- Exercise
Return, unaltered, every line from the beginning of the material below up to and including the one with "0.3, 11.9, 0.5]".

- Given records
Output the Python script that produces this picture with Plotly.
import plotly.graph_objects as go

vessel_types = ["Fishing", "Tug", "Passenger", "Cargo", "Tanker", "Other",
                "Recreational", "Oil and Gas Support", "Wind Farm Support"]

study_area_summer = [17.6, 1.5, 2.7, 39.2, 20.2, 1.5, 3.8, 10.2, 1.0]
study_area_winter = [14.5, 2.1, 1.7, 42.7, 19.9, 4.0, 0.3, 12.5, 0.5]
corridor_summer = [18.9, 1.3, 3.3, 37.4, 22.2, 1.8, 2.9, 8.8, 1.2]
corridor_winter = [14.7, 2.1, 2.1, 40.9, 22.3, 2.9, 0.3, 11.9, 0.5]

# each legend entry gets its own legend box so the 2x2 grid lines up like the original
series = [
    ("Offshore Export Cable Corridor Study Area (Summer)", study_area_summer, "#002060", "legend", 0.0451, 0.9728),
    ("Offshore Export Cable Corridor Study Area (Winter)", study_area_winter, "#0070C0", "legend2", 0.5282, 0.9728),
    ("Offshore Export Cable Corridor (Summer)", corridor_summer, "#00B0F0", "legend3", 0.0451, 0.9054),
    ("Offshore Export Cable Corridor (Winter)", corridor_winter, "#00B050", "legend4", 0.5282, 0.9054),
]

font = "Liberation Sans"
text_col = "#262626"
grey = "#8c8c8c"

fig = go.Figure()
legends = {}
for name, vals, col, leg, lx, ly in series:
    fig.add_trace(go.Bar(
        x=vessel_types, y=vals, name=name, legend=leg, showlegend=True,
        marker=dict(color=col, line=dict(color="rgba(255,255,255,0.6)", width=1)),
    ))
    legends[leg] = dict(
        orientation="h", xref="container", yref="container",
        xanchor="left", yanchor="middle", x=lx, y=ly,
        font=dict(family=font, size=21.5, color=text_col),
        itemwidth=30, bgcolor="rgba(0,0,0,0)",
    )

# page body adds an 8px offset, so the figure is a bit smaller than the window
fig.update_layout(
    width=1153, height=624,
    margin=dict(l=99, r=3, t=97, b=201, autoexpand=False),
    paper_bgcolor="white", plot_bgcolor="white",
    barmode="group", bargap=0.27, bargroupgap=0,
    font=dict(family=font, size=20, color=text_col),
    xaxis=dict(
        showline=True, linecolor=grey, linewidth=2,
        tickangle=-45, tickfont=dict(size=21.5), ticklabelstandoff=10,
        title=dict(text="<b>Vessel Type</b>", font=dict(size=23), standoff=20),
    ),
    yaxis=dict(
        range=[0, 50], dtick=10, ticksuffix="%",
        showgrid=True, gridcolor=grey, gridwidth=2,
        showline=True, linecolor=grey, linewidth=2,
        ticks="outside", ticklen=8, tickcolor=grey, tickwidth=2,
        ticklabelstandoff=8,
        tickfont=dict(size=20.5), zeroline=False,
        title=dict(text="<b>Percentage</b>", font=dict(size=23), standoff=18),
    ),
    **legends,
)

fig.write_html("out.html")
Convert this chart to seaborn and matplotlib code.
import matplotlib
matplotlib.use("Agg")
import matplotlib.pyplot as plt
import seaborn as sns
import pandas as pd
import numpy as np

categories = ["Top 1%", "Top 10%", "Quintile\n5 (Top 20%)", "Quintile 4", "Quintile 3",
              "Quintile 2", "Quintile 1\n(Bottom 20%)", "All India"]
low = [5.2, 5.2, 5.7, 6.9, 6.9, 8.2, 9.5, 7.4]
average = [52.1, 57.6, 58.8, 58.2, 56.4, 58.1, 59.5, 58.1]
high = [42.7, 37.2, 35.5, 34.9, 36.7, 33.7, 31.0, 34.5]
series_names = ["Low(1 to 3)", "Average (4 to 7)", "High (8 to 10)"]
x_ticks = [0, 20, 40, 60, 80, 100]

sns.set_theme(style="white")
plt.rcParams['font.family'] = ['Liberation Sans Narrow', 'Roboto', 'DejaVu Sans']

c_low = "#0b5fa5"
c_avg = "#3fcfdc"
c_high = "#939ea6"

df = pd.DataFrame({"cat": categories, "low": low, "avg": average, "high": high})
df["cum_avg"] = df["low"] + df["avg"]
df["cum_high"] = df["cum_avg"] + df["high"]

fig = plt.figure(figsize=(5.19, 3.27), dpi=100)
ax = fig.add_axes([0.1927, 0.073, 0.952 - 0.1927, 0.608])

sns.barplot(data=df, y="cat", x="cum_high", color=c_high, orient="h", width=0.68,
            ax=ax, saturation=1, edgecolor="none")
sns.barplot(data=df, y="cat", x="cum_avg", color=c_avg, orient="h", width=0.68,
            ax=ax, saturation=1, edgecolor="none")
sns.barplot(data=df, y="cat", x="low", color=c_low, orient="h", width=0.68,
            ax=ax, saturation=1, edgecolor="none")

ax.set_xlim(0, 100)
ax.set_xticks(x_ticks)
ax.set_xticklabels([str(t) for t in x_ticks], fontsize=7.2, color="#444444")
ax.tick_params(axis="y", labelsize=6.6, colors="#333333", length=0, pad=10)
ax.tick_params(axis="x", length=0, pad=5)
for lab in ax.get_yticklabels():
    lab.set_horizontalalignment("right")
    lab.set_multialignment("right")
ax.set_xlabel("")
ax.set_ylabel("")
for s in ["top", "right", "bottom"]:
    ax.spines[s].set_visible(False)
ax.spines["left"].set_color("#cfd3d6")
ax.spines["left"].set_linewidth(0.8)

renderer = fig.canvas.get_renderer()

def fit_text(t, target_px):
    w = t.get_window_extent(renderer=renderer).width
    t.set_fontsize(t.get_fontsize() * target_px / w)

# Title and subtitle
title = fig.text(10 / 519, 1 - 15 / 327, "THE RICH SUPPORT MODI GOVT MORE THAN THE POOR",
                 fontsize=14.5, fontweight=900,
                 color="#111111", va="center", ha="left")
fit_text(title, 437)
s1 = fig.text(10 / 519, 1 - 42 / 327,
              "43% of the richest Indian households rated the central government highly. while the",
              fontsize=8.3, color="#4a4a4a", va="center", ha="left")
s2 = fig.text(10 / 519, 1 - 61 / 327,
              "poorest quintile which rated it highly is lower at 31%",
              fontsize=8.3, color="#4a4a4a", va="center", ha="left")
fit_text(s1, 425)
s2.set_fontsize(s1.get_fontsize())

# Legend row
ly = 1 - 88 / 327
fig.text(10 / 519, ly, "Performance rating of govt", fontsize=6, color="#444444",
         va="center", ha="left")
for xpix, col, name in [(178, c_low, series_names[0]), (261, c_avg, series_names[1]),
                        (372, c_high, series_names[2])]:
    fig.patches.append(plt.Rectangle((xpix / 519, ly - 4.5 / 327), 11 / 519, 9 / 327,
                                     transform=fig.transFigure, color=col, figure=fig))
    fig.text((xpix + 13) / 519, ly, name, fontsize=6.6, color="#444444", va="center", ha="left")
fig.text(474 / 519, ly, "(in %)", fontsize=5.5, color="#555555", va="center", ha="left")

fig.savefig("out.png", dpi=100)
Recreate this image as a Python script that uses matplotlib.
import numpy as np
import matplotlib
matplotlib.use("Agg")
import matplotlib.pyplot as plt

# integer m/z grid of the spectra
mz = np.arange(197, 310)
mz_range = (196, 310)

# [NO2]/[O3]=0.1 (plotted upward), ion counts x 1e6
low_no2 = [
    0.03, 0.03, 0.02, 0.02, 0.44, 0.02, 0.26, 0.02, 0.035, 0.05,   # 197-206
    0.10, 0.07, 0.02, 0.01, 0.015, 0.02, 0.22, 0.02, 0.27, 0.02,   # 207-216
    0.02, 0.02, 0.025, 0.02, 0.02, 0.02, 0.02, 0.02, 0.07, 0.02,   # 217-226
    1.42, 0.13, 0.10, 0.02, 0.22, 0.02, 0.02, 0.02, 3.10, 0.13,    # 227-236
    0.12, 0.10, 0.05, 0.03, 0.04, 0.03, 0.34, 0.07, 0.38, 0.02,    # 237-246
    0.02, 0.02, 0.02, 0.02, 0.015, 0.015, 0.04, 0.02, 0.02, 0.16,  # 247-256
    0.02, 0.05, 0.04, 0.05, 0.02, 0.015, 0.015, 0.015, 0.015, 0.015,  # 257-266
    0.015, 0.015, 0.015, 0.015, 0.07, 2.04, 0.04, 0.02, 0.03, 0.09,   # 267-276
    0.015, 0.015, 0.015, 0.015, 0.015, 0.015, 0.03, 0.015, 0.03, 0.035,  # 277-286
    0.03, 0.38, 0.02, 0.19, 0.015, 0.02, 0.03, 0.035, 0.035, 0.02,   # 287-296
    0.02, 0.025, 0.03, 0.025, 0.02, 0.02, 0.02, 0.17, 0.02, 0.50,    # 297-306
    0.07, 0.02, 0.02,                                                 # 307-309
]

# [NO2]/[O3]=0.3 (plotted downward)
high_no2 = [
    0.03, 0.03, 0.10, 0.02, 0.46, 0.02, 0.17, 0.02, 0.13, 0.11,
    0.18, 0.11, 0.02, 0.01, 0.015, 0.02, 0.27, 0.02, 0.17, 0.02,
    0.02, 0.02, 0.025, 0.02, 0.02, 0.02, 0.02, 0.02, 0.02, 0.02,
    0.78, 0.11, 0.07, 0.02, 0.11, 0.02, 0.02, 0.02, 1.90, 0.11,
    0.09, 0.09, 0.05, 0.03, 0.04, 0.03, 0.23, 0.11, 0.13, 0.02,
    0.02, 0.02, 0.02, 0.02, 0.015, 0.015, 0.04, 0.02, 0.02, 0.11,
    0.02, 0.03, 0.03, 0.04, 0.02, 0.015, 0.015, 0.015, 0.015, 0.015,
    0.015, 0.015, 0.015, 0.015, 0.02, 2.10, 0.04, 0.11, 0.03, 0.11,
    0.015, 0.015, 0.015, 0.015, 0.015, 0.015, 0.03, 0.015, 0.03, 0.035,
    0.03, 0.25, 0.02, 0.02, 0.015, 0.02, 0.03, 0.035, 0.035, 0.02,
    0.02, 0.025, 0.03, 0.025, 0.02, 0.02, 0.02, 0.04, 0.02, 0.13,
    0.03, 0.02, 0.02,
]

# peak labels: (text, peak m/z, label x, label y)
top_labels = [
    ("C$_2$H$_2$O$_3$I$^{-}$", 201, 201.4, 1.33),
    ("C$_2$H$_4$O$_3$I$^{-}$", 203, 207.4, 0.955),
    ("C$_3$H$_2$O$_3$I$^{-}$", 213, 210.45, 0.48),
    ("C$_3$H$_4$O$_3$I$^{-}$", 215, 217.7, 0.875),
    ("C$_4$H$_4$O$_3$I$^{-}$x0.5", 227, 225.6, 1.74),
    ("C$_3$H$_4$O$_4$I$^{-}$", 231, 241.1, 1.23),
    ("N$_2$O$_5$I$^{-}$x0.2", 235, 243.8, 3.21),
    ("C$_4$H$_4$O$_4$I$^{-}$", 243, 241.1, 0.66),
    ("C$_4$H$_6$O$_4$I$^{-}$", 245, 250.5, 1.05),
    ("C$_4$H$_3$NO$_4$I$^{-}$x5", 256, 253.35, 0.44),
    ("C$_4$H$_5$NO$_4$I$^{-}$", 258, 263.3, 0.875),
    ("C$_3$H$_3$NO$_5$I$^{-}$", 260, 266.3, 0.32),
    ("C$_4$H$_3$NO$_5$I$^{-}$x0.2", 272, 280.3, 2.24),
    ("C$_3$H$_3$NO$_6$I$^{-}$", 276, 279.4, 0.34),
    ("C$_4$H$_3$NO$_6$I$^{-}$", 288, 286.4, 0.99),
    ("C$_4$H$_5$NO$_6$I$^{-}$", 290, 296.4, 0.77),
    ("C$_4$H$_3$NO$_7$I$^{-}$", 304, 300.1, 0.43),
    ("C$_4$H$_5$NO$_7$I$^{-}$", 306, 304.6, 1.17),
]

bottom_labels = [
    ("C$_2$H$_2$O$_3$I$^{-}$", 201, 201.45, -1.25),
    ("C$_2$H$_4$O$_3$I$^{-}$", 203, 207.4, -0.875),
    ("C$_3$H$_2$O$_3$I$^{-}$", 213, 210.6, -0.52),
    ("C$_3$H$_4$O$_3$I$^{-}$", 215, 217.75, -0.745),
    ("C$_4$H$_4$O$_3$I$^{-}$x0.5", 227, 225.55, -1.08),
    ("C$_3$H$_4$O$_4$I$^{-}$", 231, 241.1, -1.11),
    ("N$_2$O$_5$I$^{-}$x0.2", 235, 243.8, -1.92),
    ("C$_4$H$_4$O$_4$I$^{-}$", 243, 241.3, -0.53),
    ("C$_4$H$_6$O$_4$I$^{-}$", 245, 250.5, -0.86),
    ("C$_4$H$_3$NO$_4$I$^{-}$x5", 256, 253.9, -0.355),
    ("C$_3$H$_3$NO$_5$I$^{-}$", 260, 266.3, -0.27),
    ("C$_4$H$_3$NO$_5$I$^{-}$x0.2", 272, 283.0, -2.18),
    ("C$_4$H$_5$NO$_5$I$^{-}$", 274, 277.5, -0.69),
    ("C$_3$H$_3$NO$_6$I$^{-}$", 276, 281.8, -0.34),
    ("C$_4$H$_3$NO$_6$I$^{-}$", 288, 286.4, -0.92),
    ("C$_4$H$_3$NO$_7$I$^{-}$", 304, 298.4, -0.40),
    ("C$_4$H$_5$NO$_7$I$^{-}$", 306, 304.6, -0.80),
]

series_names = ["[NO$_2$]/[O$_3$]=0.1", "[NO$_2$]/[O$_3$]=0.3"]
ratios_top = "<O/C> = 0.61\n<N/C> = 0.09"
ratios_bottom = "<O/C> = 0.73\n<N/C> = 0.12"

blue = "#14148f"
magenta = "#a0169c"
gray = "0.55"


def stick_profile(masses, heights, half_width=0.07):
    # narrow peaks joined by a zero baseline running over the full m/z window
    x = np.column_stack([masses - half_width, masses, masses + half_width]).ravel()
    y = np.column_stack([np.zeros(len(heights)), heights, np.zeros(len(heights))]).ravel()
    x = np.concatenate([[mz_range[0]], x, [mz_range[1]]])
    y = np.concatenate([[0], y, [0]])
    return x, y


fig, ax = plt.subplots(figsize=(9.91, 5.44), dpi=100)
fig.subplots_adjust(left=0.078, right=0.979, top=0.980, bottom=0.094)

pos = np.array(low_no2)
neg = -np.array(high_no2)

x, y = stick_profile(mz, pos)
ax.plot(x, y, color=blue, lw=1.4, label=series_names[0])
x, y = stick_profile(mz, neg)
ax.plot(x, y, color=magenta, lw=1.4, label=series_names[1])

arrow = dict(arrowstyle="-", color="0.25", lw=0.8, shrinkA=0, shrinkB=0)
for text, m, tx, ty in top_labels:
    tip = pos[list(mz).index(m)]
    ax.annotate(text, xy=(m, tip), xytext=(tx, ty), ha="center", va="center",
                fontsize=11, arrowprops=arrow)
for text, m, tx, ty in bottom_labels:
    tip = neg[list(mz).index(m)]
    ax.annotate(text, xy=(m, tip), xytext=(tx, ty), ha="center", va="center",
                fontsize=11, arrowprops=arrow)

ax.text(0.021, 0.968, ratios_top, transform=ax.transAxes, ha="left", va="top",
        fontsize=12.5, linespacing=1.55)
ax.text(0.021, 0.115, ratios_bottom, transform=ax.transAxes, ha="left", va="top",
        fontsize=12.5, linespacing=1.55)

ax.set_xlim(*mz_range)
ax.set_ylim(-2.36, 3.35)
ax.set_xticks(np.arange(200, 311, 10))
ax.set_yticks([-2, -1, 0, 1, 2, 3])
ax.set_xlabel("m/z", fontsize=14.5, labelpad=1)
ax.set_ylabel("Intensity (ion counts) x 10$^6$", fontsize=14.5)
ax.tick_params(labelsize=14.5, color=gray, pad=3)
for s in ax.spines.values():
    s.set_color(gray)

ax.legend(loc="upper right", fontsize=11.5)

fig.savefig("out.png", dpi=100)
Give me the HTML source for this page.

- Correct response
Output the Python script that produces this picture with Plotly.
import plotly.graph_objects as go

vessel_types = ["Fishing", "Tug", "Passenger", "Cargo", "Tanker", "Other",
                "Recreational", "Oil and Gas Support", "Wind Farm Support"]

study_area_summer = [17.6, 1.5, 2.7, 39.2, 20.2, 1.5, 3.8, 10.2, 1.0]
study_area_winter = [14.5, 2.1, 1.7, 42.7, 19.9, 4.0, 0.3, 12.5, 0.5]
corridor_summer = [18.9, 1.3, 3.3, 37.4, 22.2, 1.8, 2.9, 8.8, 1.2]
corridor_winter = [14.7, 2.1, 2.1, 40.9, 22.3, 2.9, 0.3, 11.9, 0.5]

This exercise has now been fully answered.